KTÜ’yü bu kadar yakından ilgilendiren bir konuda sayın yasa yapıcı büyüklerimizin hangi bilimsel ve yönetsel gerekçeleri esas aldığını bizler de merak ediyoruz. Sadece ben değil, KTÜ’nün mevcut yönetimi de bu konuda örtülü bir moral bozukluğu içindedir. Haklı olarak onlar da KTÜ’nün karpuz gibi ortadan ikiye bölünmesinde kendi fikirlerinin alınmayışından, yeni yapının nelere mal olacağı konusundaki görüşlerinin sorulmayışından rahatsızlık duymuşlardır. Zira bu üniversitede var olan işleyiş çeşitli disiplinlerin (bilim alanları) ortak yürüttüğü programın bir sonucudur.
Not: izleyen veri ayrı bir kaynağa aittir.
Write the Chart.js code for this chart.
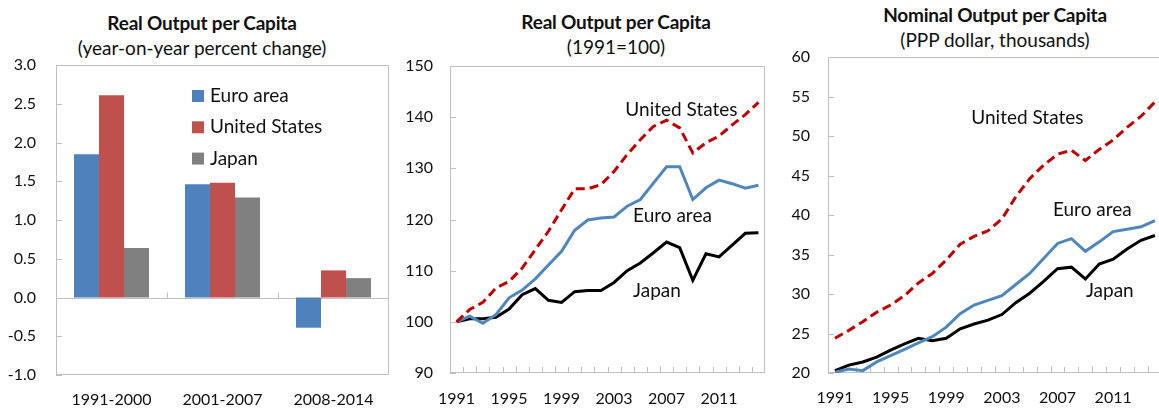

Benim tek endişem iktisadi ve idari bilimlerin de KTÜ’den ayrılması noktasındaydı. Neyse ki teselliyi, bu fakültemizi KTÜ’den ayırmayıp Trabzon Üniversitesi’nde yeni bir fakülte ihdas etmiş olmalarında buldum.

İktisadi ve idari bilimler, mühendislik fakülteleri için olmazsa olmaz bir bilim alanıdır. Günümüzde bütün mühendislik yatırımlarının temel ayaklarından bir tanesi de ekonomidir. Mühendislik mezunlarının işletme ve ekonomi konusunda tamamlayıcı öğrenim görmeleri ülkemizin kalkınması açısından çok önemlidir. KTÜ’nün teknik yapısının korunması açısından bu alan çok gereklidir ve bu tehlikeyi şimdilik yaşamadık çok şükür.

Yazı yazma seyrekliği konusunda üniversite camiasından bana gelen yoğun eleştirileri kabul ediyorum. Ama şunu da söylemeliyim ki, ben bir amatör yazarım ve bu işi sadece bir hobi olarak yapıyorum. Ayrıca dikkat ve emek isteyen bu iş için tatil günlerimden bir tanesini severek ayırmak zorunda kalıyorum. Çalışmalarımın ve işlerimin elverdiği ölçüde daha sık ve düzenli yazmaya gayret edeceğim. Gelecek hafta görüşmek üzere.